ALBANY, N.Y.–The former CFO at State Employees FCU has filed a complaint in state Supreme Court alleging he was pushed out of the credit union after raising whistleblower concerns earlier this year.
David Gosstola filed the complaint and is alleging SEFCU violated its own Whistleblower Policy and penalized him for doing what he was obligated to do under that Policy, according to the Daily Gazette.
The complaint seeks compensation for the damages Gosstola has sustained.
Statement From Credit Union
In an emailed statement to the Daily Gazette, SEFCU said it has been “notified of the lawsuit filed by former CFO David Gosstola. The lawsuit questions the grounds for his termination and makes unfounded allegations about practices at SEFCU. Out of respect for the legal process, SEFCU will not comment further on the personnel matter.
“Regarding the lawsuit’s further allegations, following established protocols, SEFCU fully disclosed Mr. Gosstola’s claims to its federal regulator, the National Credit Union Administration, when he brought them to our attention last year,” the credit union continued in its statement. “Furthermore, SEFCU engaged independent law and accounting firms to conduct a thorough review of the situation. No evidence of wrongdoing by SEFCU was identified.”
Gosstola had served as CFO at the $4-billion SEFCU since 2008.
Allegations Made
According to the Daily Gazette, the complaint focuses heavily on the actions of SEFCU’s board of directors and its longtime president and CEO, Michael J. Castellana. Among the allegations and assertions in the complaint, as reported by the Daily Gazette:
- The SEFCU Whistleblower Policy states SEFCU has an obligation to guard against illegal, fraudulent and dishonest conduct and to protect persons reporting such conduct; it expressly prohibits retaliation against whistleblowers.
- The policy required Gosstola to report misconduct and stipulated that failure to do so could result in a penalty as severe as termination.
- Gosstola became aware that Castellana had “cultivated personal support and loyalty from SEFCU’s board of directors and that it had effectively delegated to him its non-delegable responsibility to determine SEFCU’s direction and provide general oversight.”
- Before January 2018, Gosstola learned Castellana had “communicated confidential information related to commercial lending to third parties with whom Castellana had a personal and/or business relationship.”
- Castellana had reduced Gosstola’s financial reporting responsibilities and communications with the board.
- Gosstola told Castellana he “objected to these things, and asked that he be allowed to fully perform his duties under his job description; Castellana did not address the requests, and referred to them in internal communications as ‘Dave issues’ and ‘lack of collaboration’.”
- Gosstola came to believe that Castellana was “implementing a scheme to assume control of SEFCU; undermine him as CFO; obtain perks such as a full-time armed guard/chauffeur; and manage the board of directors’ review and approval of his compensation and benefits.”

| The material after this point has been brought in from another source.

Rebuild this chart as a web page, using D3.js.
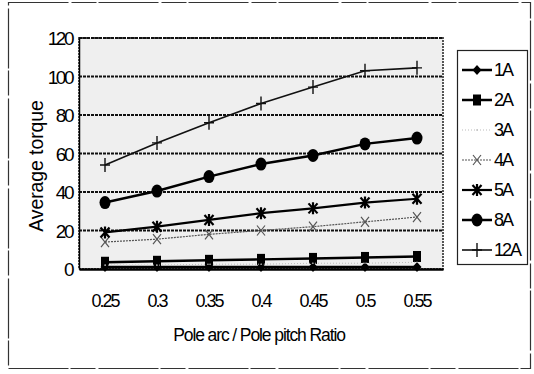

- In determining Castellana’s compensation, the board “did not seek or consider advice from Gosstola or independent advisers and did not consider pay and benefits received by comparable executives.”
- Gosstola had “indications that Castellana had caused SEFCU to enter transactions with parties with whom he had business and professional relationships, including for construction, financing and leasing of SEFCU offices and branches.”

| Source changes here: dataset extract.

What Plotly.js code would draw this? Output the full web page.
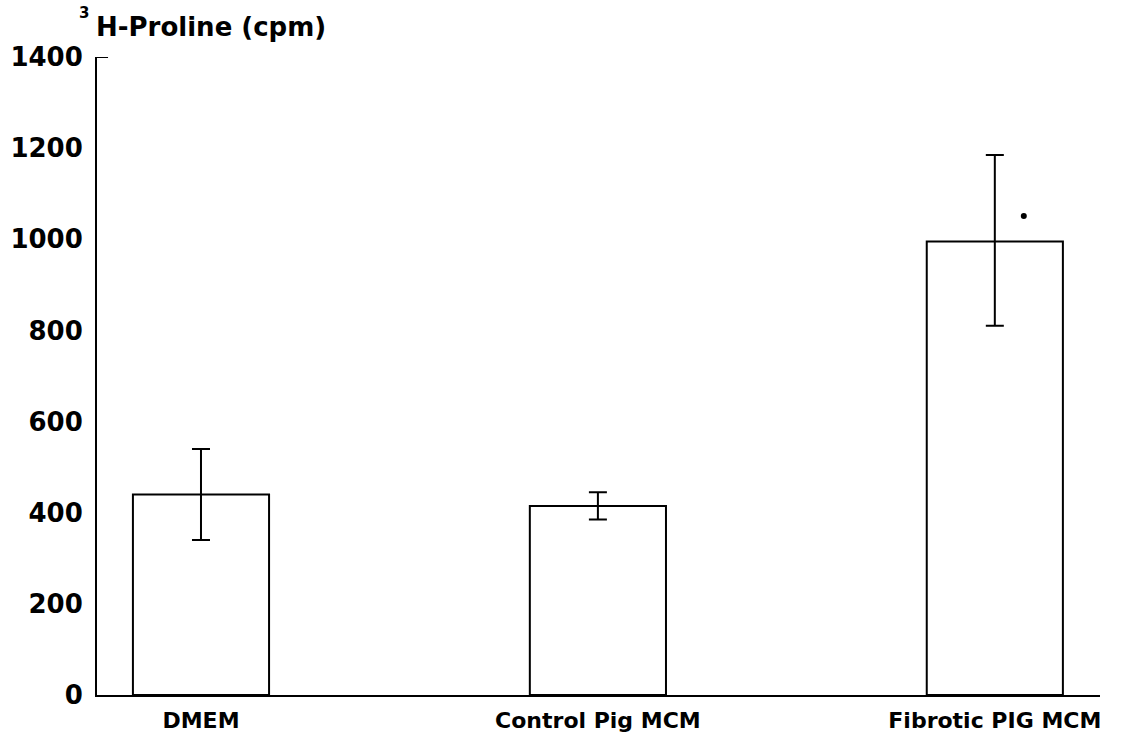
<!DOCTYPE html>
<html>
<head>
<meta charset="utf-8">
<script src="https://cdn.plot.ly/plotly-3.0.1.min.js"></script>
<style>html,body{margin:0;padding:0;background:#fff;}#chart{width:1125px;height:734px;}</style>
</head>
<body>
<div id="chart"></div>
<script>
// Data
const categories = ["DMEM", "Control Pig MCM", "Fibrotic PIG MCM"];
const positions = [0, 1, 2];
const values = [440, 415, 995];
const errPlus = [100, 30, 190];
const errMinus = [100, 30, 185];
const yTicks = [0, 200, 400, 600, 800, 1000, 1200, 1400];
const sigX = [2.073];
const sigY = [1051];

const font = {family: "DejaVu Sans", color: "#000", weight: 700};

const bars = {
  type: "bar",
  x: positions,
  y: values,
  width: 0.343,
  marker: {color: "#fff", line: {color: "#000", width: 2}},
  error_y: {type: "data", symmetric: false, array: errPlus, arrayminus: errMinus,
            color: "#000", thickness: 2, width: 9},
  hoverinfo: "none"
};
const sig = {
  type: "scatter", mode: "markers", x: sigX, y: sigY,
  marker: {color: "#000", size: 6}, hoverinfo: "none"
};

const layout = {
  width: 1125, height: 734,
  margin: {l: 97, r: 25, t: 57, b: 39},
  paper_bgcolor: "#fff", plot_bgcolor: "#fff",
  showlegend: false,
  xaxis: {
    range: [-0.262, 2.265],
    tickvals: positions, ticktext: categories,
    showgrid: false, zeroline: false,
    showline: true, linecolor: "#000", linewidth: 2,
    ticks: "", ticklabelstandoff: 5,
    tickfont: Object.assign({size: 22}, font)
  },
  yaxis: {
    range: [0, 1400],
    tickvals: yTicks,
    showgrid: false, zeroline: false,
    showline: true, linecolor: "#000", linewidth: 2,
    ticks: "", ticklabelstandoff: 7,
    tickfont: Object.assign({size: 26}, font)
  },
  shapes: [
    {type: "line", xref: "paper", yref: "y", x0: 0, x1: 0.011, y0: 1400, y1: 1400,
     line: {color: "#000", width: 2}}
  ],
  annotations: [
    {xref: "paper", yref: "paper", x: -0.003, y: 1, yshift: 13, xanchor: "left", yanchor: "bottom",
     showarrow: false, text: "H-Proline (cpm)", font: Object.assign({size: 26}, font)},
    {xref: "paper", yref: "paper", x: -0.003, y: 1, yshift: 33, xshift: -17, xanchor: "left", yanchor: "bottom",
     showarrow: false, text: "3", font: Object.assign({size: 15}, font)}
  ]
};

Plotly.newPlot("chart", [bars, sig], layout, {displayModeBar: false, staticPlot: true});
</script>
</body>
</html>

- Castellana sought and gained board approval for a multimillion-dollar gift for naming rights to an athletic facility for a recipient with whom he had board and fiduciary positions and relationships. (That proposal was later withdrawn.)
- Some or all of these actions by Castellana “posed serious risks to SEFCU and its members.”
- On Jan. 19, 2018, Gosstola “delivered a letter stating his concerns to Castellana, who didn’t reply. The SEFCU Supervisory Committee retained Rochester accounting firm Mengel, Metzger Barr to review the letter and Gosstola’s whistleblower complaint on SEFCU’s behalf.”
- The firm delivered its report to SEFCU Sept. 6, 2018; Gosstola never got a copy, the complaint alleges.
- SEFCU retained law firm Barclay Damon to review the report, and on March 29, 2019, the firm “told Gosstola it had completed an investigation; the firm did not interview him for its ‘rebuttal report’ dated Dec. 28, 2018, and did not give him or Sleasman a copy of the report, though it let Sleasman look at it in the Barclay Damon office.”
- Gosstola’s complaint does not characterize the results of that report, but “asserts the investigation was not independent or objective, and was intended instead to discredit Gosstola’s whistleblower complaint and the accounting firm’s report.”
- On May 8, 2019, Barclay Damon summoned Gosstola and (Gosstola’s attorney) to its Albany office and told Gosstola he was terminated immediately, and was not even to clean out his office. He was not given SEFCU’s customary severance compensation, the complaint alleges.
Gosstola’s complaint says he has suffered economic loss, emotional harm and damage to his professional reputation; he seeks compensatory and punitive damages in amounts to be determined at trial, as well as attorneys’ fees, according to the Daily Gazette.